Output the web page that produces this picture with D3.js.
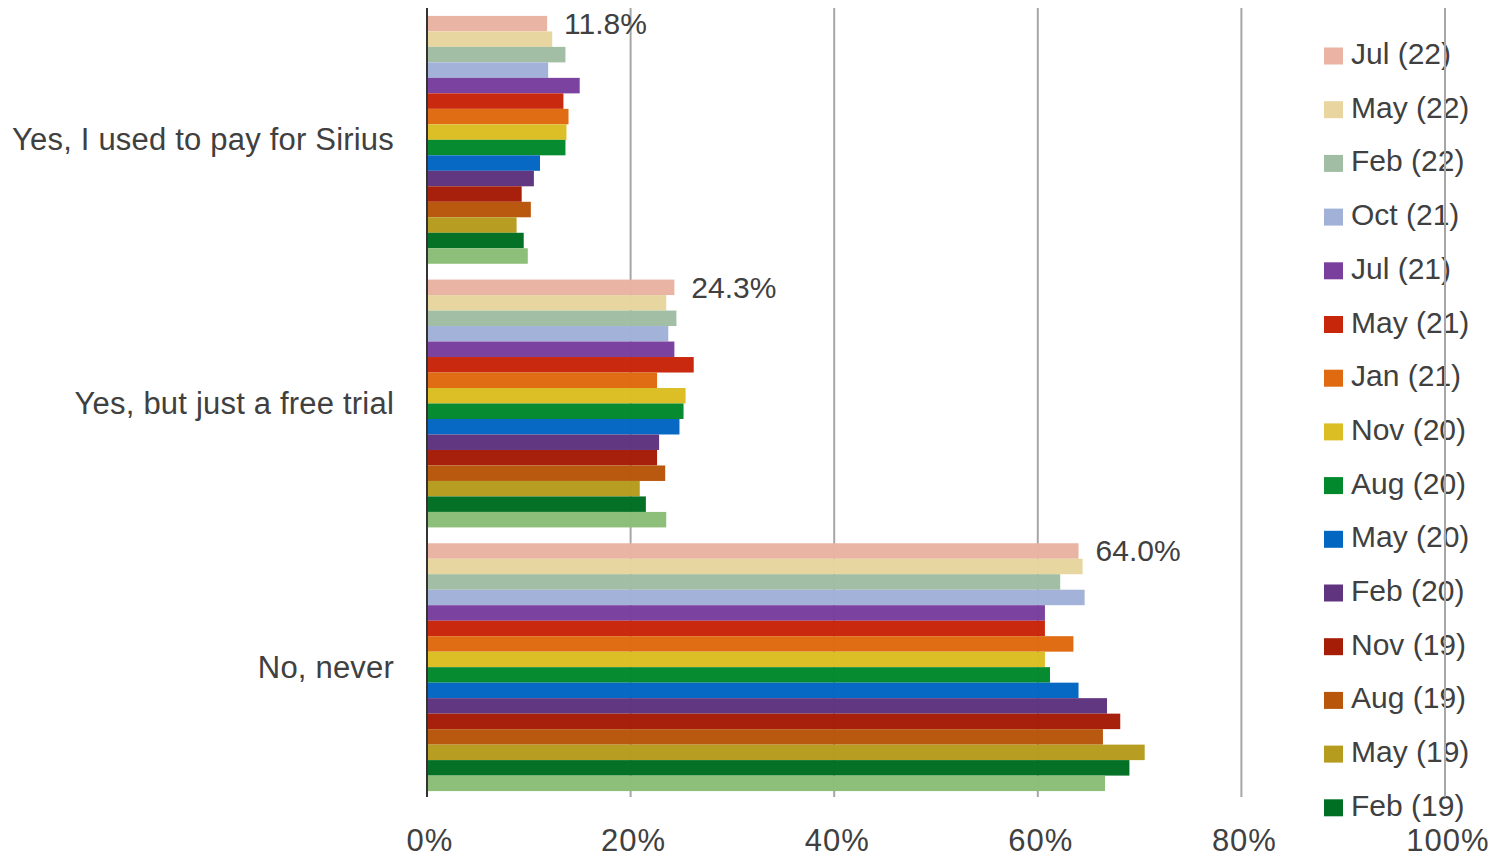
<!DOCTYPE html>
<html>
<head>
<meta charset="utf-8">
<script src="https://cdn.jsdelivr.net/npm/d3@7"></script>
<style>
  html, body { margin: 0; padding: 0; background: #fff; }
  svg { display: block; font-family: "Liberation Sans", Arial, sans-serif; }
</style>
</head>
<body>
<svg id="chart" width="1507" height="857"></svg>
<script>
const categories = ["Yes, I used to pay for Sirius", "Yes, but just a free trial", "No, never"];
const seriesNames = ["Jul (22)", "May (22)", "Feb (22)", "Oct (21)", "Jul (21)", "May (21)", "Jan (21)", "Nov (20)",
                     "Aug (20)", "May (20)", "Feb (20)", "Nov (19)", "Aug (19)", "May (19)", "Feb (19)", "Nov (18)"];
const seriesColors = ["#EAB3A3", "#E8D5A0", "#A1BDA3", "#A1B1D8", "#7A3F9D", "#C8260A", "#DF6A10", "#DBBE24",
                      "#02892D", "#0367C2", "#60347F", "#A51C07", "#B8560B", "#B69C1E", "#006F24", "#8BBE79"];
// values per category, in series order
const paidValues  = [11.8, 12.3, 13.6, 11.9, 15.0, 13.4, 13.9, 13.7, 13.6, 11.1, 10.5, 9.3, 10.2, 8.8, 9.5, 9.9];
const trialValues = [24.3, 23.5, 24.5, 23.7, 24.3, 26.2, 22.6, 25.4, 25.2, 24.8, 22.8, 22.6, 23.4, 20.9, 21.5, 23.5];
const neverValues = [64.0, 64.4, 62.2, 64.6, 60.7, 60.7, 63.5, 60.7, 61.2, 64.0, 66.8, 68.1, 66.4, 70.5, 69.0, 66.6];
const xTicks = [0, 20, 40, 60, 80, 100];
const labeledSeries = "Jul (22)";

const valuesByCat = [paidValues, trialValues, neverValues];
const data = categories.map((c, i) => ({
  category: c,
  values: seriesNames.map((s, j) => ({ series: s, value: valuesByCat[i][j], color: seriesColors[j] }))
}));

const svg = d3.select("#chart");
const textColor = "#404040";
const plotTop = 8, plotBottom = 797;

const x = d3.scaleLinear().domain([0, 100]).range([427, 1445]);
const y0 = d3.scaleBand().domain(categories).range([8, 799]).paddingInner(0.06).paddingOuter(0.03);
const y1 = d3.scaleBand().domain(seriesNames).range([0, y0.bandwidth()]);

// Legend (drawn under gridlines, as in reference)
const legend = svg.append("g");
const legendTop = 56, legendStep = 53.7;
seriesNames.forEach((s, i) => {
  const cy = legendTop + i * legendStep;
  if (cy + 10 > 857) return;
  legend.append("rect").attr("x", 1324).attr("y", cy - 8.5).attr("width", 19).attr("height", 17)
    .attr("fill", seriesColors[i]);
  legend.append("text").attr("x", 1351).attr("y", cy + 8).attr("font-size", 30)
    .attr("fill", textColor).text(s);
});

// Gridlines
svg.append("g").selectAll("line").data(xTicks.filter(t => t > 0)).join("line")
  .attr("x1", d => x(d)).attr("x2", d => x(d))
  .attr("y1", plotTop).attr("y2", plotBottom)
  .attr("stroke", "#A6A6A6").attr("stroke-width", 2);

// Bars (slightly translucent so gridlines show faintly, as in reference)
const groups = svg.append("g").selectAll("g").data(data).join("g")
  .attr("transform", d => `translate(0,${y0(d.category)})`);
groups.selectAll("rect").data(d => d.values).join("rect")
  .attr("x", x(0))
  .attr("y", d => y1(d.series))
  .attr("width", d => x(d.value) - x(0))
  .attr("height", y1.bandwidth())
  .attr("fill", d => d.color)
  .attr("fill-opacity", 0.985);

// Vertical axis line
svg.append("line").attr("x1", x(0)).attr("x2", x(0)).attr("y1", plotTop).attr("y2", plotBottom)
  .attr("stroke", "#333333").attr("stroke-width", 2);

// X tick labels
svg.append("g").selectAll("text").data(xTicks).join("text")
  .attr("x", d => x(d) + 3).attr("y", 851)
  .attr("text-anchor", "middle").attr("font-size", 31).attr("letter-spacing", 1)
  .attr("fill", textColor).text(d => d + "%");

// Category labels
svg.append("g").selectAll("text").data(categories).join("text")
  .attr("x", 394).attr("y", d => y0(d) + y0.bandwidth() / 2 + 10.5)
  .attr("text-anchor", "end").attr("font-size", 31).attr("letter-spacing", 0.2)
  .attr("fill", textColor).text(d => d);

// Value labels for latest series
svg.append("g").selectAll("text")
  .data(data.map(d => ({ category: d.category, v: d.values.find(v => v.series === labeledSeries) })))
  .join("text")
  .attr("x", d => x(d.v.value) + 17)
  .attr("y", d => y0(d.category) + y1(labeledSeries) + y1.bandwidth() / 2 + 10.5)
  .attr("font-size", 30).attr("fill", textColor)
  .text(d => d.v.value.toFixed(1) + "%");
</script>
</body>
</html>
---
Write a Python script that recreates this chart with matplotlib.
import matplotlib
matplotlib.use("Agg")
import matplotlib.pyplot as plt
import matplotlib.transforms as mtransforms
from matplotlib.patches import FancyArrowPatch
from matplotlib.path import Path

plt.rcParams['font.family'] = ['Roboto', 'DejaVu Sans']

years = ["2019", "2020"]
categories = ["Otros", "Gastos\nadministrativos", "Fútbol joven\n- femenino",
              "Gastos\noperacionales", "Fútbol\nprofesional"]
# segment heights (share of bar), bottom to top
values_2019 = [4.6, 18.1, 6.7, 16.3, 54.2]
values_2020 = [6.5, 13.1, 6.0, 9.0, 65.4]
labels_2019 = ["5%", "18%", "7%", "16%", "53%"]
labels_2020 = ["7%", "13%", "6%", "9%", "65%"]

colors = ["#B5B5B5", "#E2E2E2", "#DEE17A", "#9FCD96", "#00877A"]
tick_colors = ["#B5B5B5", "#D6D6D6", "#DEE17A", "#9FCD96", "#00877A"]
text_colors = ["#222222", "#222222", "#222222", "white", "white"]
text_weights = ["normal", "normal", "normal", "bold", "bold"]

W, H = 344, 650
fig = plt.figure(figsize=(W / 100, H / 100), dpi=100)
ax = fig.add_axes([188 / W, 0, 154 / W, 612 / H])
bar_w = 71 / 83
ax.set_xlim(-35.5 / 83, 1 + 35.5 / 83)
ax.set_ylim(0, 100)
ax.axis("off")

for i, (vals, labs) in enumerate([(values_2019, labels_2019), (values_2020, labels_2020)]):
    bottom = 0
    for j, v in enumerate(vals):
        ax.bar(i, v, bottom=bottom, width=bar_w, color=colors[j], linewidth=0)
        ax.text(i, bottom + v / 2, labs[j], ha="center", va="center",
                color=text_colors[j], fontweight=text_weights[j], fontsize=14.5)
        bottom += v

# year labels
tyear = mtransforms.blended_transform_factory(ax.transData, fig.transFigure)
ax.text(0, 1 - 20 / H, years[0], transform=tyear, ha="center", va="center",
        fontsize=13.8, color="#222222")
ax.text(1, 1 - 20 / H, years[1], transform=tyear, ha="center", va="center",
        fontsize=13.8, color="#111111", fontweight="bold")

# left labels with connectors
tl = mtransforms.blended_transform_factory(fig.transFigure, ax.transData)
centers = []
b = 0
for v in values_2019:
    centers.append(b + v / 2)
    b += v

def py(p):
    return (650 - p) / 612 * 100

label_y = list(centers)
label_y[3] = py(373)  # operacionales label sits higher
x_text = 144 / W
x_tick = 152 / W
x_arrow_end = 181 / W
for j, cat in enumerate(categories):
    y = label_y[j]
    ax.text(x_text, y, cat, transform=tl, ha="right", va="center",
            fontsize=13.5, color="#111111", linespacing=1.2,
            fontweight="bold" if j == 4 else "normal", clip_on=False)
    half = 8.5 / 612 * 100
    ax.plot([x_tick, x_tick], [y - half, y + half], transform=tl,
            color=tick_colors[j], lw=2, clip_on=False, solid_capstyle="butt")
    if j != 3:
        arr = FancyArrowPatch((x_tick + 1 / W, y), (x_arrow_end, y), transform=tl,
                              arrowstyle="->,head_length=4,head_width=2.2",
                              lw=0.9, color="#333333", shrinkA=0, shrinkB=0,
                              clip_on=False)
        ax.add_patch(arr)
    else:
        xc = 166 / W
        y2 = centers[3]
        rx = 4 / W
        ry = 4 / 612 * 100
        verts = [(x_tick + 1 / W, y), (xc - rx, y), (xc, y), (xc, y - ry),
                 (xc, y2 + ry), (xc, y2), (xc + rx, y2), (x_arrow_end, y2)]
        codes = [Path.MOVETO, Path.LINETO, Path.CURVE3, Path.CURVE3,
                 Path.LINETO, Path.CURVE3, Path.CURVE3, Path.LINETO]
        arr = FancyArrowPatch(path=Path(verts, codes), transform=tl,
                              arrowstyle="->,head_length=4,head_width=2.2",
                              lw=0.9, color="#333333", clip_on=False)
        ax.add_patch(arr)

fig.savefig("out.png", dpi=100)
--
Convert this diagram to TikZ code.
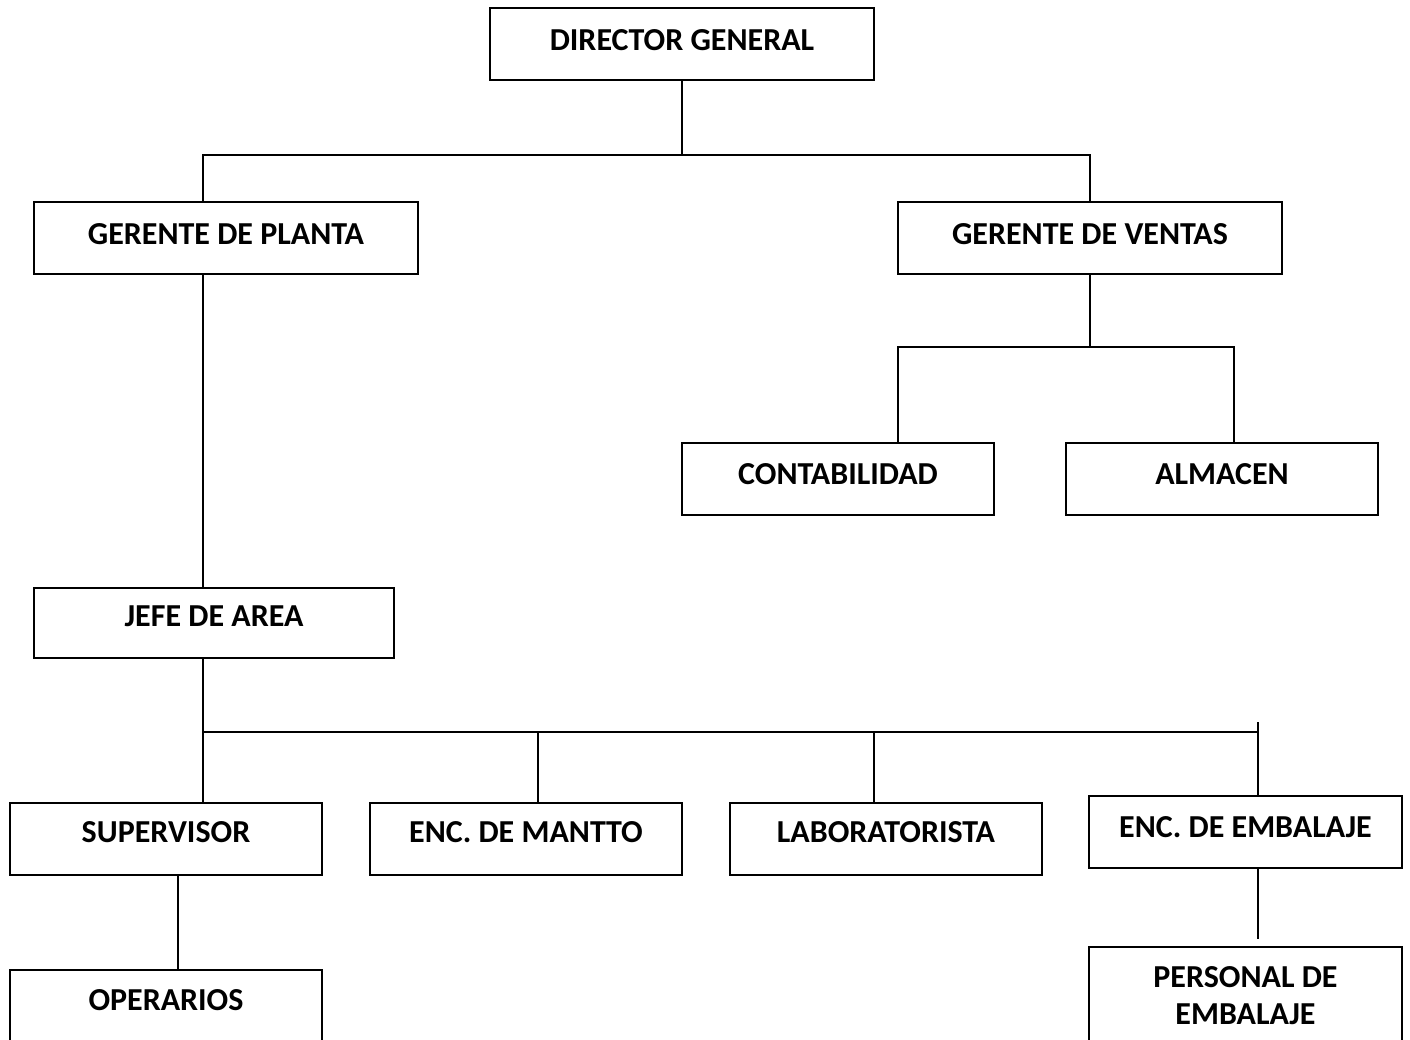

● REQUIRED TASK: From the records above, retype only the lines starting at the line that contains "Write a Python" and ending at the line that contains "plt.rcParams['font.family'] = ['Roboto', 'DejaVu", both included.

● SOLUTION:
Write a Python script that recreates this chart with matplotlib.
import matplotlib
matplotlib.use("Agg")
import matplotlib.pyplot as plt
import matplotlib.transforms as mtransforms
from matplotlib.patches import FancyArrowPatch
from matplotlib.path import Path

plt.rcParams['font.family'] = ['Roboto', 'DejaVu Sans']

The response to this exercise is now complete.